More colorful was the “Sloth Index.” Volunteers tracked the attendance and output of incumbents, including Facebook posts, videos, and press releases, on the theory that those who didn’t bother showing up for work, and didn’t do much when they did, would be easier to pick off. Many of the politicians on the list have never faced a tough race and so haven’t taken elementary precautions such as registering their own domain names. Burton has snapped up 203 domains of incumbent Republicans that will soon bear the fruit of his researchers’ efforts.
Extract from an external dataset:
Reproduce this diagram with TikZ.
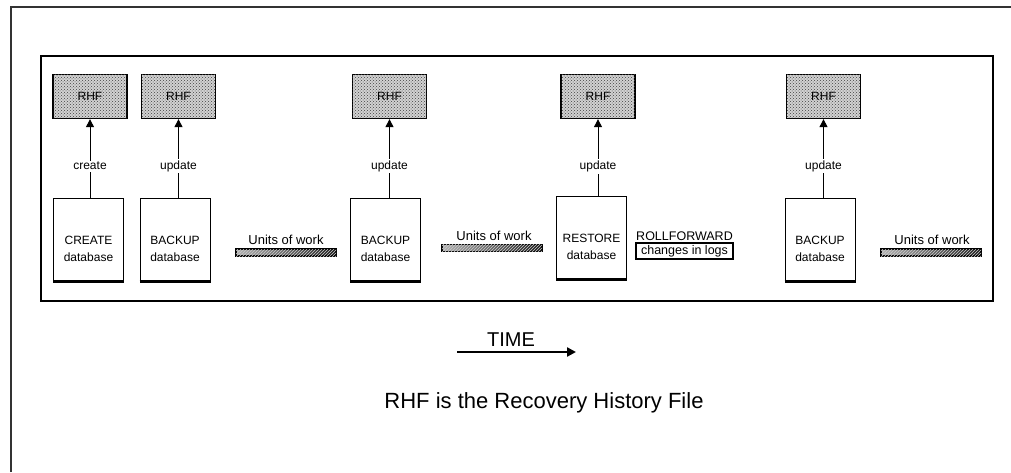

Voters searching for information on Representatives Mike Bost of Illinois and Dave Schweikert of Arizona will discover their fondness for staying at Ritz-Carltons and the Waldorf Astoria, a perilous habit in light of Trump’s attacks on the Washington “Swamp.” For Tyler Vorpagel, a Wisconsin state representative who’s voted to cut public assistance programs, readers will learn that his wife collected unemployment while she was running his first campaign in 2014, all the while posting Instagram pictures of herself (and her dog Teddy) at happy hours and baseball games. (“My wife spent countless hours looking for a new job and never turned down a job that was offered to her,” Vorpagel says in a statement. “[T]he bills we passed require everyone to look at welfare benefits as temporary assistance, not a long-term lifestyle.”) Meanwhile, Rohrabacher.ru will feature Citizen Strong’s trove of materials on the Putin-friendly California congressman. And, if the Russian government shuts it down, ComradeRohrabacher.com will replace it.

Citizen Strong’s volunteer army has come together at a propitious moment. Not only has the Trump-fueled tumult of the past two years made hundreds of Republican incumbents vulnerable, but the past decade has seen an explosion of information sources that anybody can mine. “There’s so much just sitting out there that’s been made available through sunshine laws, through states posting personal financial disclosures and putting lobbyist disclosures online, and through social media,” Burton says. “There’s just a ton of content, far more than there was when I was starting out 10 years ago.”

Burton laughs as he shares more highlights of what his researchers turned up, tidbits he’s not yet willing to put on the record. Sometimes, it’s best to spring the trap at the last moment. “This is what gets found when you have an army who can read every line of every document,” he says.

After Nov. 6, we’ll know if that’s enough to hand political power back to the Democrats.